Vittimisti e ignoranti
Premessa: Di solito non si dovrebbe parlare di popoli interi attribuendogli delle caratteristiche generali. Ce lo insegnò tra l’altro lo scrittore svizzero Max Frisch che però a sua volta fece un’ eccezione per gli italiani: “Man soll nicht von einem ganzen Volk reden! Jetzt tue ich es doch: ich liebe das italienische.” Da qualche altra parte nel suo diario, riflettendo la lenta elaborazione degli allora recenti crimini nazisti e fascisti, scrisse: “Es gibt kein europäisches Volk, das uns zur Zeit so mit Zuversicht erfüllt wie das italienische. Gerade durch seine Selbstkritik.“
Era l’anno 1948 quando l’Italia aveva i requisiti per poter essere elogiata in questo modo. Proviamo a immaginarci invece una qualsiasi illustre persona che esprima un giudizio come quello di Max Frisch ai giorni nostri – più che un giudizio sembrerebbe una beffa. Inoltre quel che più è venuto a mancare agli italiani, sembra che sia proprio la “Selbstkritik” citata da Frisch.
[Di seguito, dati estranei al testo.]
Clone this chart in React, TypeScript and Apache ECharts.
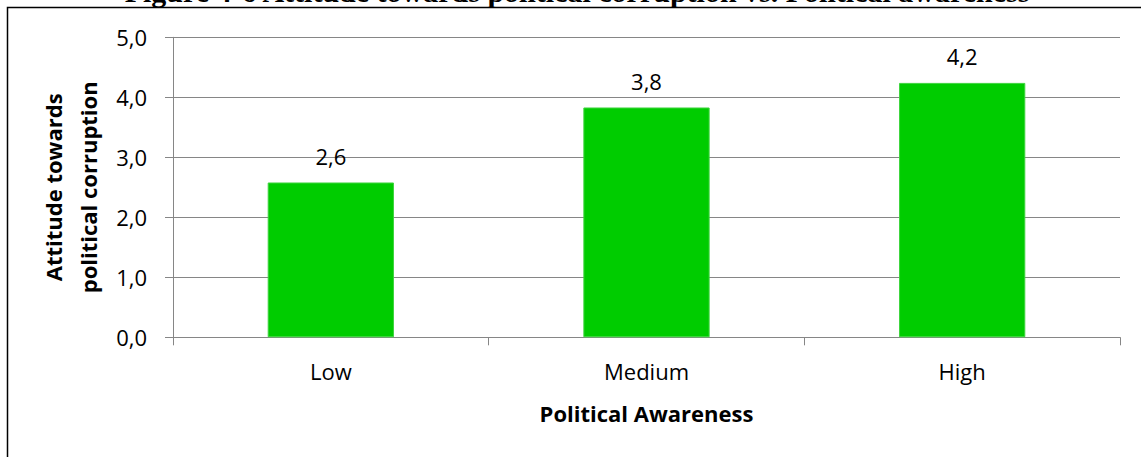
import React, { useEffect, useRef } from "react";
import * as echarts from "echarts";

const categories = ["Low", "Medium", "High"];
const values = [2.58, 3.83, 4.24];
const yTicks = { min: 0, max: 5, interval: 1 };
const titleText = "Figure 4-6 Attitude towards political corruption vs. Political awareness";
const xTitle = "Political Awareness";
const yTitle = "Attitude towards\npolitical corruption";

const FONT = "'Open Sans', sans-serif";

export default function App() {
  const ref = useRef<HTMLDivElement>(null);
  useEffect(() => {
    document.body.style.margin = "0";
    const chart = echarts.init(ref.current!, null, { renderer: "svg" });
    const fmt = (v: number) => v.toFixed(1).replace(".", ",");
    chart.setOption({
      animation: false,
      backgroundColor: "#ffffff",
      graphic: [
        {
          type: "text",
          x: 577,
          y: 6,
          style: {
            text: titleText,
            font: "bold 30px 'Liberation Serif', serif",
            fill: "#000",
            textAlign: "center",
            textVerticalAlign: "bottom",
          },
        },
        {
          type: "rect",
          shape: { x: 7.5, y: 7.5, width: 1300, height: 600 },
          style: { fill: "#fff", stroke: "#000", lineWidth: 1.5 },
          silent: true,
          z: -10,
        },
      ],
      grid: { left: 173, right: 21, top: 37.3, bottom: 119.7, containLabel: false },
      xAxis: {
        type: "category",
        data: categories,
        axisLine: { lineStyle: { color: "#868686", width: 1 } },
        axisTick: { show: true, length: 8, alignWithLabel: false, lineStyle: { color: "#868686" } },
        axisLabel: { color: "#000", fontFamily: FONT, fontSize: 22, margin: 23 },
        name: xTitle,
        nameLocation: "middle",
        nameGap: 65,
        nameTextStyle: { color: "#000", fontFamily: FONT, fontSize: 22, fontWeight: "bold" },
      },
      yAxis: {
        type: "value",
        min: yTicks.min,
        max: yTicks.max,
        interval: yTicks.interval,
        axisLine: { show: true, lineStyle: { color: "#868686", width: 1 } },
        axisTick: { show: true, length: 8, lineStyle: { color: "#868686" } },
        splitLine: { lineStyle: { color: "#868686", width: 1 } },
        axisLabel: { color: "#000", fontFamily: FONT, fontSize: 22, margin: 26, formatter: fmt },
        name: yTitle,
        nameLocation: "middle",
        nameRotate: 90,
        nameGap: 61,
        nameTextStyle: { color: "#000", fontFamily: FONT, fontSize: 22, fontWeight: "bold", lineHeight: 35 },
      },
      series: [
        {
          type: "bar",
          data: values,
          barWidth: "40%",
          itemStyle: { color: "#00CC00", borderColor: "#3ED43E", borderWidth: 1 },
          label: {
            show: true,
            position: "top",
            distance: 16,
            color: "#000",
            fontFamily: FONT,
            fontSize: 22,
            formatter: (p: any) => fmt(p.value),
          },
        },
      ],
    });
    return () => chart.dispose();
  }, []);
  return <div ref={ref} style={{ width: 1141, height: 457 }} />;
}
Un fatto che è nuovamente facile da osservare nelle reazioni al problema profughi.
Paragoni europei
I nuovi flussi d’immigrazione mettono alla prova l’Europa. Sembra essere (da un punto di vista scientifico) un gigantesco esperimento sociale, finalizzato a scoprire come reagiscono i diversi popoli europei di fronte a questo fenomeno. I commenti sui social network, soprattutto relativi alle notizie sull’argomento, fungono intanto da barometro dell’opinione pubblica di una società. Studiando in Germania e Olanda riesco a confrontare abbastanza bene la situazione fra nord e sud. Purtroppo in questo confronto l’Italia sta facendo una pessima figura. Ovviamente i razzisti ci sono dappertutto, ma in Germania rimangono comunque una minoranza che si nasconde in gruppi chiusi e viene comunemente zittita quando si fa sentire in pubblico, tra l’altro sotto forma di commenti sulle pagine Facebook delle maggiori testate tedesche (indipendentemente se di destra o di sinistra). In Italia invece, sicuramente aizzate anche dai media di centrodestra, le voci contro i rifugiati spesso prendono il sopravvento. Ecco per esempio alcune reazioni all’annuncio di papa Francesco di accogliere due famiglie di profughi nel Vaticano e al suo invito alle parrocchie di fare altrettanto:
La prima cosa che risalta è che non si tratta di dichiarazioni palesemente motivate da ideologie razziste, ma è invece il comune atteggiamento da vittima. E chi si meraviglia? Dopo anni che gli italiani si sono lasciati sfruttare e manipolare da una casta politica soltanto volta a realizzare i propri interessi, intrecciata con la mafia e innamorata dei propri privilegi, non è poi tanto assurdo sentirsi delle vittime. Peccato che si esageri un po’, tanto da sembrare narcisisti – pare essere molto comune per esempio la convinzione che siamo in condizioni già peggiori che nel terzo mondo. E ancora più peccato che gli italiani un'altra volta non capiscono di chi realmente siano la vittima: i soliti cialtroni populisti che promettono “Portatemi al governo e vi farò vedere”. E gli italiani subito: “Dai, intanto votiamolo poi vedremo che farà.” Mentre ci si mostra incapaci di individuare i veri colpevoli della miseria del nostro paese, un capro espiatorio però ci deve essere: l’immigrato.
I veri colpevoli non si toccano
Probabilmente non è un caso che la storia italiana non abbia mai avuto una rivoluzione come invece sono avvenute in Francia o Germania. Il vittimismo senza l’individuazione del colpevole porta stranamente le persone a invidiare non coloro che stanno meglio, ma quelli che stanno uguali o addirittura peggio. L’invidia e la rabbia dello schiavo raramente si scatenano contro il suo padrone sfruttatore. Si scatenano invece contro un secondo schiavo che il primo schiavo crede privilegiato dal padrone. Più che il razzismo, il problema degli italiani (il problema che sta alla radice) è quindi un vittimismo abbinato all’ignoranza. Solo che a pagarne le conseguenze non sono solo gli italiani stessi che per colpa propria rimarranno in balia a politici populisti e incapaci, ma anche coloro che sono giunti fin qui, in cerca soltanto di una vita degna di essere chiamata vita, per essere poi accolti con tanta ostilità.